Containerization: Containerize your model and its dependencies using tools like Docker.

Container registry: Set up a container registry to store and manage your model's containers, such as AWS Elastic Container Registry or Azure Container Registry.

Continuous deployment: Configure your CI pipeline to deploy the containerized model to the cloud platform whenever changes pass the tests.

Orchestration: Use orchestration tools like Kubernetes or AWS Elastic Kubernetes Service (EKS) to manage and scale your deployed models.

### c. 
To design a monitoring and maintenance strategy for deployed models to ensure their performance and reliability over time, consider the following:

Monitoring infrastructure: Set up monitoring tools to track key performance indicators (KPIs) of your deployed models, such as response time, error rate, and resource utilization.

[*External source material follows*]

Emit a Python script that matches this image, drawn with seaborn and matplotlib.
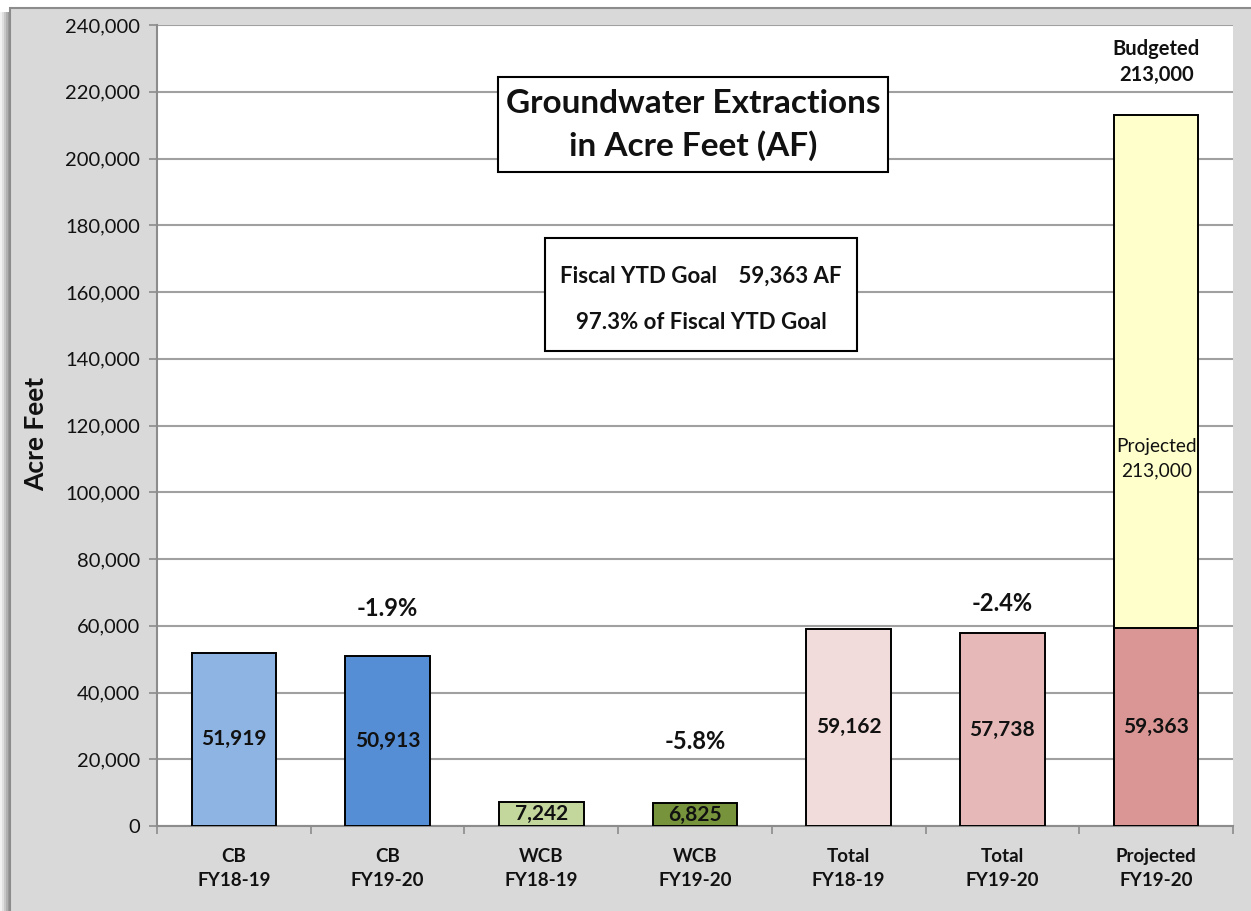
import matplotlib
matplotlib.use("Agg")
import pandas as pd
import seaborn as sns
from matplotlib import pyplot as plt
from matplotlib.patches import Rectangle

# Chart values
categories = ["CB\nFY18-19", "CB\nFY19-20", "WCB\nFY18-19", "WCB\nFY19-20",
              "Total\nFY18-19", "Total\nFY19-20", "Projected\nFY19-20"]
extractions = [51919, 50913, 7242, 6825, 59162, 57738, 59363]
bar_colors = ["#8EB4E3", "#558ED5", "#C3D69B", "#77933C",
              "#F2DCDB", "#E6B9B8", "#D99694"]
projected_total = 213000
pct_changes = {1: "-1.9%", 3: "-5.8%", 5: "-2.4%"}
pct_heights = {1: 65300, 3: 25200, 5: 66800}
ytd_goal = 59363
pct_of_goal = 97.3

df = pd.DataFrame({"category": categories, "af": extractions})
df_top = pd.DataFrame({"category": categories,
                       "af": [None] * 6 + [projected_total]})

sns.set_theme(style="white")
plt.rcParams["font.family"] = ["Lato", "DejaVu Sans"]

fig = plt.figure(figsize=(12.51, 9.11), dpi=100, facecolor="white")

# outer gray panel with shadow on the left
for i, c in enumerate(["#F2F2F2", "#E0E0E0", "#C8C8C8", "#B0B0B0", "#9A9A9A"]):
    fig.patches.append(Rectangle(((i * 2) / 1251, 0), 12 / 1251, 1 - 12 / 911,
                                 transform=fig.transFigure, facecolor=c,
                                 edgecolor="none", zorder=-2))
fig.patches.append(Rectangle((10 / 1251, -0.01), 1.0, 1 - 8 / 911 + 0.01,
                             transform=fig.transFigure, facecolor="#D9D9D9",
                             edgecolor="#8C8C8C", linewidth=1.5, zorder=-1))

ax = fig.add_axes([157 / 1251, 1 - 826 / 911, 1076 / 1251, 801 / 911])
ax.set_facecolor("white")
ax.set_zorder(1)

# yellow projected segment drawn full height, then the actual bars over it
sns.barplot(data=df_top, x="category", y="af", hue="category", palette=["#FFFFCC"] * 7,
            legend=False, width=0.55, edgecolor="black", linewidth=1.4, ax=ax,
            order=categories, hue_order=categories, saturation=1, zorder=3)
sns.barplot(data=df, x="category", y="af", hue="category", palette=bar_colors,
            legend=False, width=0.55, edgecolor="black", linewidth=1.4, ax=ax,
            order=categories, hue_order=categories, saturation=1, zorder=3)

ax.set_ylim(0, 240000)
ax.set_xlim(-0.5, 6.5)
ax.set_yticks(range(0, 240001, 20000))
ax.set_yticklabels([f"{v:,}" for v in range(0, 240001, 20000)], fontsize=14.5,
                   color="#111111")
ax.yaxis.grid(True, color="#A0A0A0", linewidth=1.5, zorder=0)
ax.set_axisbelow(True)
ax.tick_params(axis="y", which="major", length=6, width=1.2, color="#8C8C8C",
               left=True, pad=6)

ax.set_xticks(range(7))
ax.set_xticklabels(categories, fontsize=13.5, fontweight="bold",
                   color="#111111", linespacing=1.5)
ax.tick_params(axis="x", which="major", length=0, pad=16)
ax.set_xticks([i - 0.5 for i in range(8)], minor=True)
ax.tick_params(axis="x", which="minor", length=6, width=1.2, color="#8C8C8C",
               bottom=True)

ax.set_xlabel("")
ax.set_ylabel("Acre Feet", fontsize=19, fontweight="bold", color="#111111")
ax.yaxis.set_label_coords(-0.101, 0.49)

for side in ["top", "right"]:
    ax.spines[side].set_visible(False)
for side in ["left", "bottom"]:
    ax.spines[side].set_color("#8C8C8C")
    ax.spines[side].set_linewidth(1.5)

# value labels inside bars
for i, v in enumerate(extractions):
    ax.text(i, v / 2, f"{v:,}", ha="center", va="center", fontsize=15,
            fontweight="bold", color="#111111", zorder=5)
ax.text(6, 110000, f"Projected\n{projected_total:,}", ha="center", va="center",
        fontsize=13.8, color="#111111", linespacing=1.5, zorder=5)
ax.text(6, 229000, f"Budgeted\n{projected_total:,}", ha="center", va="center",
        fontsize=14.5, fontweight="bold", color="#111111", linespacing=1.35,
        zorder=5)

# percent changes
for i, s in pct_changes.items():
    ax.text(i, pct_heights[i], s, ha="center", va="center", fontsize=17,
            fontweight="bold", color="#111111", zorder=5)

# title box
fig.patches.append(Rectangle((498 / 1251, 1 - 172 / 911), 390 / 1251, 95 / 911,
                             transform=fig.transFigure, facecolor="white",
                             edgecolor="black", linewidth=1.5, zorder=5))
fig.text(693 / 1251, 1 - 125 / 911, "Groundwater Extractions\nin Acre Feet (AF)",
         ha="center", va="center", fontsize=24, fontweight="bold",
         linespacing=1.45, color="#111111", zorder=6)

# goal box
fig.patches.append(Rectangle((545 / 1251, 1 - 351 / 911), 312 / 1251, 113 / 911,
                             transform=fig.transFigure, facecolor="white",
                             edgecolor="black", linewidth=1.5, zorder=5))
fig.text(701 / 1251, 1 - 276 / 911, f"Fiscal YTD Goal    {ytd_goal:,} AF",
         ha="center", va="center", fontsize=16, fontweight="bold",
         color="#111111", zorder=6)
fig.text(701 / 1251, 1 - 322 / 911, f"{pct_of_goal}% of Fiscal YTD Goal",
         ha="center", va="center", fontsize=16, fontweight="bold",
         color="#111111", zorder=6)

fig.savefig("out.png", dpi=100)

Log aggregation: Implement log aggregation and monitoring systems, such as ELK Stack (Elasticsearch, Logstash, and Kibana) or Splunk, to collect and analyze logs from your deployed models.

Automated alerts: Configure automated alerting systems that notify you when certain performance thresholds or anomalies are detected.

Performance optimization: Continuously monitor and analyze the performance of your models and optimize them by adjusting hyperparameters, retraining, or deploying new versions when necessary.

Model retraining: Define a retraining schedule to periodically retrain your models using new or updated data to maintain their accuracy and relevancy.

Security and privacy: Ensure that your deployed models comply with security and privacy requirements by implementing appropriate measures, such as data encryption, access controls, and compliance with regulations like GDPR or HIPAA.

Regular updates and maintenance: Plan and schedule regular updates, bug fixes, and maintenance tasks to keep your deployed models up to date with the latest software versions and security patches.

Feedback loop: Establish a feedback loop with users and stakeholders to collect feedback, address issues, and continuously improve the deployed models based on real-world usage.